[Stored dataset items]
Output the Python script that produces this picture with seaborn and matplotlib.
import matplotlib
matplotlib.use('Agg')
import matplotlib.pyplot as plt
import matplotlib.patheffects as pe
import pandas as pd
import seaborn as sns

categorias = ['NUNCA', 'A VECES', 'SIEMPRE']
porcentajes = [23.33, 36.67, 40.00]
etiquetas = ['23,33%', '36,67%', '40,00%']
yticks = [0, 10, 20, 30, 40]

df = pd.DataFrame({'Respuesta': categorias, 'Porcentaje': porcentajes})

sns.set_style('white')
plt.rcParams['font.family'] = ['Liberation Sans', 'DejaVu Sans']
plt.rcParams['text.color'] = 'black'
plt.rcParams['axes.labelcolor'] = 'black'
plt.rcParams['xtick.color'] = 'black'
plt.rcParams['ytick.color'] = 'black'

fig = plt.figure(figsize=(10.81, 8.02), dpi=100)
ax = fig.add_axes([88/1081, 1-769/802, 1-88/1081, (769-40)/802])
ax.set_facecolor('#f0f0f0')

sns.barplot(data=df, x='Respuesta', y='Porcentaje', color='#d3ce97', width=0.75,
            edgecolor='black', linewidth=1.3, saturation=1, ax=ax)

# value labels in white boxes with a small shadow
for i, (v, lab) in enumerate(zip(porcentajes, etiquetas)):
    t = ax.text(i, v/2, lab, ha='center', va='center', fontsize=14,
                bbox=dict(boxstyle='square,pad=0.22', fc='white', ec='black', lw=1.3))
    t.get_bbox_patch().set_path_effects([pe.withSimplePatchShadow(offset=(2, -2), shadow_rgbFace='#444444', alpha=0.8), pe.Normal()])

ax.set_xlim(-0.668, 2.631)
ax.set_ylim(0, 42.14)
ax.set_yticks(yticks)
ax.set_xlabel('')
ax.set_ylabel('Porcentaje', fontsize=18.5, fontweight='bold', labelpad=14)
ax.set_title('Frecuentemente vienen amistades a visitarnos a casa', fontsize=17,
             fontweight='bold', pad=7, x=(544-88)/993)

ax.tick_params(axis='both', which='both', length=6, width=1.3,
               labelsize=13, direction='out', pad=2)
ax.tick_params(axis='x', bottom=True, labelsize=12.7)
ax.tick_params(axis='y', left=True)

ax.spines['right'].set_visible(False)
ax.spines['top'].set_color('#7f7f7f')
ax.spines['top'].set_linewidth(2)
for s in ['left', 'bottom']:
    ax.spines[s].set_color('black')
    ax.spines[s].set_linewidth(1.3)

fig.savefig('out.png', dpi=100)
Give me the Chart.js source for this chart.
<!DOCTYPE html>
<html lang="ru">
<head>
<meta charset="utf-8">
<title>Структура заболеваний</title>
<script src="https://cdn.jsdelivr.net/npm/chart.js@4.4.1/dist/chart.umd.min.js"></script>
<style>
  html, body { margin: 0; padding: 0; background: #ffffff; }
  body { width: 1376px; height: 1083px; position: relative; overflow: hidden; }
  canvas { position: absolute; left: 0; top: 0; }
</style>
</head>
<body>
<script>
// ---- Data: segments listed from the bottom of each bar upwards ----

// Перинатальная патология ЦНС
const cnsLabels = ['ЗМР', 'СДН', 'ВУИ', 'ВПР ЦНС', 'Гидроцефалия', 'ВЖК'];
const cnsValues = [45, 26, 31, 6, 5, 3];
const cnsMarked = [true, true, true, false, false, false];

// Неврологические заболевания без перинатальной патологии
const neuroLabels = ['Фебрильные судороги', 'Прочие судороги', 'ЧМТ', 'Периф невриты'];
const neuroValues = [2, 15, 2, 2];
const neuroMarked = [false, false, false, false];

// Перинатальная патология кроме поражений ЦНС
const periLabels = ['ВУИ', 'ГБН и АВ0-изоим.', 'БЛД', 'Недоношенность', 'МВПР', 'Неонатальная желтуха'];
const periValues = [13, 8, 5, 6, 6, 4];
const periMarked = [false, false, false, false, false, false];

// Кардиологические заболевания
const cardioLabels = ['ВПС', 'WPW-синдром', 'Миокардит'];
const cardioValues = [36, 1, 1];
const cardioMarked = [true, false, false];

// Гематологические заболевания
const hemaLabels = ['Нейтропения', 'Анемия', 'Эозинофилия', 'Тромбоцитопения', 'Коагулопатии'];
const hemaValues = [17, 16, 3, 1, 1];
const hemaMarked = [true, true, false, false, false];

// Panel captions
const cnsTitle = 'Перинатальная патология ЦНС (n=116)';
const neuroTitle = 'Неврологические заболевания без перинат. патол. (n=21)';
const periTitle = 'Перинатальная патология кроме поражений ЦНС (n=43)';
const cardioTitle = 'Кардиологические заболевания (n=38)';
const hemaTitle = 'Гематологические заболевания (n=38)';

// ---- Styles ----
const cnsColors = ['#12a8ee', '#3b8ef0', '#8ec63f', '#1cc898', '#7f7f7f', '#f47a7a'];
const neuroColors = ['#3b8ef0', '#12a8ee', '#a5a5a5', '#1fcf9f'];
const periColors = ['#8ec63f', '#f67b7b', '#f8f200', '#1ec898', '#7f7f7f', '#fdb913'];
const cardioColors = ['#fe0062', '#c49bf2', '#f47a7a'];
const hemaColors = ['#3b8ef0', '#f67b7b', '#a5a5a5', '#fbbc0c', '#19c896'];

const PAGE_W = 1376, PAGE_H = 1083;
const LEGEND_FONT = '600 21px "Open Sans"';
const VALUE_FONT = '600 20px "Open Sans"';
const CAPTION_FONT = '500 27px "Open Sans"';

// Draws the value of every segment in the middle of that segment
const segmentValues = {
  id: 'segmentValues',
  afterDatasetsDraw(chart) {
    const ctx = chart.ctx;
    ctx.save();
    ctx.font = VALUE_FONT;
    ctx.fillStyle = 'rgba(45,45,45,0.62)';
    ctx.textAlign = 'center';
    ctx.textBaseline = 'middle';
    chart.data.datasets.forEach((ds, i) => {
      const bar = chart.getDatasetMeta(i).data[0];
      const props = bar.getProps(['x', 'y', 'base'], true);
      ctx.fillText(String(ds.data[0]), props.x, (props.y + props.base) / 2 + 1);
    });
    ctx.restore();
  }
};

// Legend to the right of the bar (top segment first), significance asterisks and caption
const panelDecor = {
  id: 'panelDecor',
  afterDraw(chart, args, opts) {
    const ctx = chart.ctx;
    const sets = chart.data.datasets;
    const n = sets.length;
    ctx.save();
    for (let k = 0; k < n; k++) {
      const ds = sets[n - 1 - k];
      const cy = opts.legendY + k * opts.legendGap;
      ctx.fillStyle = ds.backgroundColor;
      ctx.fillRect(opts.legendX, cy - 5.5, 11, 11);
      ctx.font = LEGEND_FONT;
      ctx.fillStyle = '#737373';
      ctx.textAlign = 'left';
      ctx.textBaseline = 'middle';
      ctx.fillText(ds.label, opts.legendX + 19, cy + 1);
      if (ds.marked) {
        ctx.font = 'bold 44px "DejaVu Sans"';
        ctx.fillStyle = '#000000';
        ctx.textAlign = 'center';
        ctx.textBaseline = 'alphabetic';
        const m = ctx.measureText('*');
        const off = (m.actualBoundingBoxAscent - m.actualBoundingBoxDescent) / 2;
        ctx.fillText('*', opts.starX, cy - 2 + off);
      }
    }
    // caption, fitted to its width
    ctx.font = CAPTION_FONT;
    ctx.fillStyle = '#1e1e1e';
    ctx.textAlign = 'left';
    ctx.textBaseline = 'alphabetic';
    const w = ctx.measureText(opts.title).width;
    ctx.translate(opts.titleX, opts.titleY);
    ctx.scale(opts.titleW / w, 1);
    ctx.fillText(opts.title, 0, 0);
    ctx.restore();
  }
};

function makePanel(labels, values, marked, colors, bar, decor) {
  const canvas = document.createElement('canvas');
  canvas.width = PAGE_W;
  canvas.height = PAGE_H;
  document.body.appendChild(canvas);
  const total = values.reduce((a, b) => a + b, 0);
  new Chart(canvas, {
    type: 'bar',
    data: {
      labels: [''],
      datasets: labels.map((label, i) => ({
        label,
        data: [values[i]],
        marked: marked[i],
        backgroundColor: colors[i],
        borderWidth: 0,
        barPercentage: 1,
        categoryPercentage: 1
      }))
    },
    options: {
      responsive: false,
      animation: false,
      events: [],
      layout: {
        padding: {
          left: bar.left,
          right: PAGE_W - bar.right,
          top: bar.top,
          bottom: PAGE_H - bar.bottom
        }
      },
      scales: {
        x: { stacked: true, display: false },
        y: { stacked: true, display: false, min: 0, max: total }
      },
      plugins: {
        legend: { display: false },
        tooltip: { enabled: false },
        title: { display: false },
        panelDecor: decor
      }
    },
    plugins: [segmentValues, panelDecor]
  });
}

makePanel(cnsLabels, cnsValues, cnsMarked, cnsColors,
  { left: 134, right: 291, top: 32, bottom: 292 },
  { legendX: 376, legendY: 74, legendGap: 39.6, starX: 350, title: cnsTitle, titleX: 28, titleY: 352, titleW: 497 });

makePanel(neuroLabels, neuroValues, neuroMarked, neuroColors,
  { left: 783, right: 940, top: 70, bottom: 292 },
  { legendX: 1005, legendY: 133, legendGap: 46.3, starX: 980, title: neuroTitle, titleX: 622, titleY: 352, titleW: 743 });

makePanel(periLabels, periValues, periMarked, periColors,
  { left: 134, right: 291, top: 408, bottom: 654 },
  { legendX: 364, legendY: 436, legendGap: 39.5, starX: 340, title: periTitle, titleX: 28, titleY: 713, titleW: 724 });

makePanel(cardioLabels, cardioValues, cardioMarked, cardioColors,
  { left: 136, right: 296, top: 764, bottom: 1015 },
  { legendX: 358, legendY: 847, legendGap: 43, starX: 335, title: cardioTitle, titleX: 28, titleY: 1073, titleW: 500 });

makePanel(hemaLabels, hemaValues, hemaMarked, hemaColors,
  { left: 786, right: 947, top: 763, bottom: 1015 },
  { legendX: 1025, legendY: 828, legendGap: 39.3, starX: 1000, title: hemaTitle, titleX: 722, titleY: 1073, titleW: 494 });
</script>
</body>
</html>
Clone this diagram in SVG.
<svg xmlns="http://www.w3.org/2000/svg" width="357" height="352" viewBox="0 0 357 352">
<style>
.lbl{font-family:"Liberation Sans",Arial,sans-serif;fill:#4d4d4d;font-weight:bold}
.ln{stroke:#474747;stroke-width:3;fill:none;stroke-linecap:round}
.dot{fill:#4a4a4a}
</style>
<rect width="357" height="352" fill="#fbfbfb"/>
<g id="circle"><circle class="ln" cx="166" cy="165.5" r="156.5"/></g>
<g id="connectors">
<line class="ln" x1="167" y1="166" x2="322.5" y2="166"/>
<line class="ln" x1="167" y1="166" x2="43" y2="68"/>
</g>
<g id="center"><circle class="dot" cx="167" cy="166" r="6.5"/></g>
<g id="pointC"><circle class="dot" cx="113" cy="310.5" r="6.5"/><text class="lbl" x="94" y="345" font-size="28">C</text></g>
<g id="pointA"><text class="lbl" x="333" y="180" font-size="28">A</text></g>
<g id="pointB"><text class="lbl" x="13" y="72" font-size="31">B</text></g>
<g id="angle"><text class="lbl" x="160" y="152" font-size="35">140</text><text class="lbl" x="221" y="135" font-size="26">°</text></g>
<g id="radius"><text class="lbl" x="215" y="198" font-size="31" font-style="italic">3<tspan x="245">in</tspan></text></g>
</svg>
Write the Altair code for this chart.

**WHAT IS ASKED**. Some lines of the records may hold the word "that". How many do? Answer with a number and nothing else.

**CORRECT RESULT**. 2